March 20th this year is the Spring Equinox when light and dark are in perfect balance. Twice a year we experience the Equinox, literally meaning Equal Night, when day and night are each twelve hours long. The sun rises at six in the morning and sets at six in the evening. Within this momentary balance at the Spring Equinox light and dark are equal, yet we know the light is growing stronger. We can be sure of a gradual warming of the earth and all that the sunshine brings. This is one reason the Spring Equinox is celebrated as the Festival of Promise.
All around us we can see rapid growth – a metamorphosis in the emerging leaves and flowers. In the cycle of our own year, our ideas are taking shape. Tender as they are, they can now be seen. The soft yellow primrose with its vivid green leaves shows us the mood of this time. It is now time to tend the seeds of new projects and new directions, meditated on through the quiet of winter.
Now is the time to start taking action. The amazing growth we experience now can feel overwhelming. Am I really ready for this?
For each of us, we face all sorts of challenges all year round, large and small, that test us. If we are to create something new, it is at this time of year that we are the most challenged. For this is the time to undergo a metamorphosis in our being.
There is a difference between metamorphosis and growth. Growth is more of the same – a leaf and then a bigger leaf, a stem and then a longer stem. Metamorphosis is a complete transformation in form – a new leaf unfurling on a bare branch, a bud opening into flower.
In spring nature undergoes its most dramatic and visible metamorphosis of form. For us, with nature as our mirror, spring is the time for us to undergo a metamorphosis of our own. How can we trust the chaotic process of creativity that we need to allow if we are to emerge differently?
At the Equinox, if we listen, we can hear the call to evolve and bring something new into being.
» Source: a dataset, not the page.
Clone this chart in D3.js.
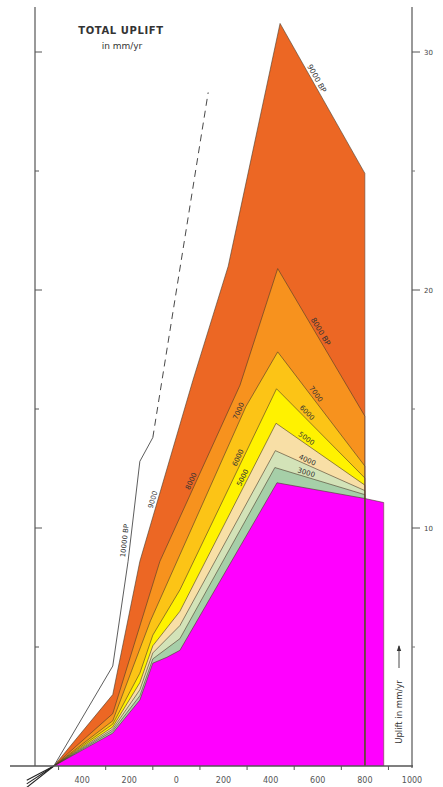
<!DOCTYPE html>
<html>
<head>
<meta charset="utf-8">
<script src="https://cdn.jsdelivr.net/npm/d3@7/dist/d3.min.js"></script>
<style>
  body { margin: 0; background: #fff; }
  svg { display: block; }
  text { font-family: "DejaVu Sans", "Liberation Sans", sans-serif; }
</style>
</head>
<body>
<svg id="chart" width="443" height="787"></svg>
<script>
// Isochrons of total uplift (distance along profile, uplift rate in mm/yr)
const uplift10000 = [[-520, 0], [-270, 4.2], [-205, 8.6], [-155, 12.8], [-100, 13.8]];
const uplift10000Projected = [[-100, 13.8], [135, 28.3]];
const uplift9000 = [[-520, 0], [-270, 3.0], [-155, 8.6], [70, 16.2], [220, 21.0], [440, 31.2], [800, 24.9]];
const uplift8000 = [[-520, 0], [-270, 2.2], [-70, 8.6], [270, 16.0], [430, 20.9], [800, 14.7]];
const uplift7000 = [[-520, 0], [-270, 1.9], [-110, 6.1], [295, 15.1], [430, 17.4], [800, 12.6]];
const uplift6000 = [[-520, 0], [-270, 1.76], [-155, 3.9], [-100, 5.5], [15, 7.4], [425, 15.85], [800, 12.1]];
const uplift5000 = [[-520, 0], [-270, 1.64], [-155, 3.5], [-100, 5.05], [15, 6.5], [423, 14.4], [800, 11.8]];
const uplift4000 = [[-520, 0], [-270, 1.55], [-155, 3.2], [-100, 4.75], [15, 5.9], [420, 13.25], [800, 11.57]];
const uplift3000 = [[-520, 0], [-270, 1.47], [-155, 2.95], [-100, 4.5], [15, 5.35], [418, 12.54], [800, 11.4]];
const upliftInner = [[-520, 0], [-270, 1.38], [-155, 2.77], [-100, 4.32], [-40, 4.57], [15, 4.86], [427, 11.9], [800, 11.24], [880, 11.07]];

const ageLabels = ["10000 BP", "9000", "8000", "7000", "6000", "5000", "4000", "3000"];
const distanceTicks = [-400, -200, 0, 200, 400, 600, 800, 1000];
const distanceTickLabels = ["400", "200", "0", "200", "400", "600", "800", "1000"];
const distanceMinorTicks = [-500, -300, -100, 100, 300, 500, 700, 900];
const upliftTicks = [10, 20, 30];
const upliftMinorTicks = [5, 15, 25];

const svg = d3.select("#chart");
const x = d3.scaleLinear().domain([-600, 1000]).range([35, 412]);
const y = d3.scaleLinear().domain([0, 30]).range([766, 52]);

const fills = ["#EC6724", "#F7921E", "#FCC416", "#FFF200", "#F8DFA6", "#D3E3B8", "#A6CFA8", "#FF00FF"];
const bands = [uplift9000, uplift8000, uplift7000, uplift6000, uplift5000, uplift4000, uplift3000, upliftInner];

const area = d3.area().x(d => x(d[0])).y0(y(0)).y1(d => y(d[1]));
const line = d3.line().x(d => x(d[0])).y(d => y(d[1]));

// stacked bands: each isochron filled down to zero, younger ones drawn over older
const gBands = svg.append("g");
bands.forEach((pts, i) => {
  gBands.append("path").attr("d", area(pts)).attr("fill", fills[i]).attr("stroke", "none");
});
bands.forEach((pts, i) => {
  gBands.append("path").attr("d", line(pts)).attr("fill", "none")
    .attr("stroke", "#4a3a2a").attr("stroke-width", 0.6);
  const last = pts[pts.length - 1];
  gBands.append("line")
    .attr("x1", x(last[0])).attr("x2", x(last[0]))
    .attr("y1", y(last[1])).attr("y2", y(0))
    .attr("stroke", "#6a4a3a").attr("stroke-width", 0.6);
});

// 10000 BP isochron: measured part solid, projected part dashed
svg.append("path").attr("d", line(uplift10000)).attr("fill", "none")
  .attr("stroke", "#333").attr("stroke-width", 0.8);
svg.append("path").attr("d", line(uplift10000Projected)).attr("fill", "none")
  .attr("stroke", "#333").attr("stroke-width", 0.9).attr("stroke-dasharray", "7,5");

// isochrons continuing below the origin
[-0.6, -0.75, -0.9].forEach(v => {
  svg.append("line")
    .attr("x1", x(-520)).attr("y1", y(0))
    .attr("x2", x(-635)).attr("y2", y(v))
    .attr("stroke", "#222").attr("stroke-width", 1.1);
});

// axes
const axisColor = "#777";
svg.append("line").attr("x1", 35).attr("x2", 35).attr("y1", 7).attr("y2", y(0))
  .attr("stroke", axisColor).attr("stroke-width", 1.5);
svg.append("line").attr("x1", 412).attr("x2", 412).attr("y1", 7).attr("y2", y(0) + 2)
  .attr("stroke", axisColor).attr("stroke-width", 1.5);
svg.append("line").attr("x1", 10).attr("x2", 413).attr("y1", y(0)).attr("y2", y(0))
  .attr("stroke", "#555").attr("stroke-width", 1.3);

upliftTicks.forEach(v => {
  svg.append("line").attr("x1", 35).attr("x2", 42).attr("y1", y(v)).attr("y2", y(v))
    .attr("stroke", "#555").attr("stroke-width", 1);
  svg.append("line").attr("x1", 412).attr("x2", 420).attr("y1", y(v)).attr("y2", y(v))
    .attr("stroke", "#555").attr("stroke-width", 1);
  svg.append("text").attr("x", 424).attr("y", y(v) + 2.5).attr("font-size", 7)
    .attr("fill", "#444").text(v);
});
upliftMinorTicks.forEach(v => {
  svg.append("line").attr("x1", 35).attr("x2", 39).attr("y1", y(v)).attr("y2", y(v))
    .attr("stroke", "#555").attr("stroke-width", 1);
  svg.append("line").attr("x1", 412).attr("x2", 415).attr("y1", y(v)).attr("y2", y(v))
    .attr("stroke", "#777").attr("stroke-width", 1);
});
distanceMinorTicks.forEach(v => {
  svg.append("line").attr("x1", x(v)).attr("x2", x(v)).attr("y1", y(0)).attr("y2", y(0) + 4)
    .attr("stroke", "#555").attr("stroke-width", 1);
});
distanceTicks.forEach((v, i) => {
  svg.append("text").attr("x", x(v)).attr("y", 783).attr("text-anchor", "middle")
    .attr("font-size", 8).attr("fill", "#555").text(distanceTickLabels[i]);
});

// title
svg.append("text").attr("x", 121).attr("y", 34).attr("text-anchor", "middle")
  .attr("font-size", 10).attr("font-weight", "bold").attr("letter-spacing", 0.6)
  .attr("fill", "#333").text("TOTAL UPLIFT");
svg.append("text").attr("x", 122).attr("y", 49).attr("text-anchor", "middle")
  .attr("font-size", 9).attr("fill", "#333").text("in mm/yr");

// vertical axis caption with arrow
const cap = svg.append("g").attr("transform", "translate(399,712) rotate(-90)");
cap.append("text").attr("x", 0).attr("y", 0).attr("text-anchor", "middle")
  .attr("font-size", 8.5).attr("fill", "#333").attr("dy", "0.35em").text("Uplift in mm/yr");
cap.append("line").attr("x1", 44).attr("x2", 66).attr("y1", 0).attr("y2", 0)
  .attr("stroke", "#333").attr("stroke-width", 0.9);
cap.append("path").attr("d", "M67,0 L61,-2.2 L61,2.2 Z").attr("fill", "#333");

// labels placed on the isochrons, rotated along the local segment
function pointOn(pts, xv) {
  for (let i = 0; i < pts.length - 1; i++) {
    const a = pts[i], b = pts[i + 1];
    if (xv >= a[0] && xv <= b[0]) {
      const t = (xv - a[0]) / (b[0] - a[0]);
      const px = x(xv), py = y(a[1] + t * (b[1] - a[1]));
      const ang = Math.atan2(y(b[1]) - y(a[1]), x(b[0]) - x(a[0]));
      return { px, py, ang };
    }
  }
  return null;
}
function labelOn(pts, xv, offset, txt, size) {
  const p = pointOn(pts, xv);
  const nx = Math.sin(p.ang), ny = -Math.cos(p.ang);
  const cx = p.px + nx * offset, cy = p.py + ny * offset;
  svg.append("text")
    .attr("transform", `translate(${cx},${cy}) rotate(${p.ang * 180 / Math.PI})`)
    .attr("text-anchor", "middle").attr("dy", "0.35em")
    .attr("font-size", size).attr("fill", "#333").text(txt);
}

labelOn(uplift10000, -195, 6, ageLabels[0], 7);
labelOn(uplift9000, -80, 5, ageLabels[1], 7);
labelOn(uplift8000, 81, 5, ageLabels[2], 7);
labelOn(uplift7000, 283, 5, ageLabels[3], 7);
labelOn(uplift6000, 280, 5, ageLabels[4], 7);
labelOn(uplift5000, 300, 5, ageLabels[5], 7);

labelOn(uplift9000, 578, 5, ageLabels[1] + " BP", 7.5);
labelOn(uplift8000, 594, 5, ageLabels[2] + " BP", 7.5);
labelOn(uplift7000, 576, 5, ageLabels[3], 7);
labelOn(uplift6000, 540, 5, ageLabels[4], 7);
labelOn(uplift5000, 540, 5, ageLabels[5], 7);
labelOn(uplift4000, 548, 4.5, ageLabels[6], 7);
labelOn(uplift3000, 546, 4.5, ageLabels[7], 7);
</script>
</body>
</html>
We are asked to find courage and respond to the challenging call in whatever form that may take. This can make us feel insecure and unsure of our ability to act outwardly to shape the year ahead in a new way.
This hesitancy is reflected at this time as it is so changeable. One minute it is bright and sunny, the next it is icy cold. Nights can plunge way below freezing so we awaken to a frosty world which melts in a blast of hot sun through the morning. This journey from the Spring Equinox to Easter is a transitional time. Celebrating the Festival of Promise is a special time to unite with all the people of the world who share this one day together on the Spring Equinox. This can be as simple as lighting a candle to bless your journey from now to Easter, or standing with arms outstretched, poised in perfect balance and union with the world. Or creating a feast for friends and sharing your wishes and intentions together for this year of new beginnings. The poem below by John O’Donohue expresses something of the mood of this time.
by Louise Flower, from the Cycle of the Year
For a New Beginning
In out-of-the-way places of the heart,
Where your thoughts never think to wander,
This beginning has been quietly forming,
Waiting until you were ready to emerge.
For a long time it has watched your desire,
Feeling the emptiness growing inside you,
Noticing how you willed yourself on,
Still unable to leave what you had outgrown.
It watched you play with the seduction of safety
And the grey promises that sameness whispered,
Heard the waves of turmoil rise and relent,
Wondered would you always live like this.
Then the delight, when your courage kindled,
And out you stepped onto new ground,
Your eyes young again with energy and dream,
A path of plenitude opening before you.
Though your destination is not yet clear
You can trust the promise of this opening;
Unfurl yourself into the grace of beginning
That is at one with your life’s desire.
Awaken your spirit to adventure;
Hold nothing back, learn to find ease in risk;
Soon you will be home in a new rhythm,
For your soul senses the world that awaits you.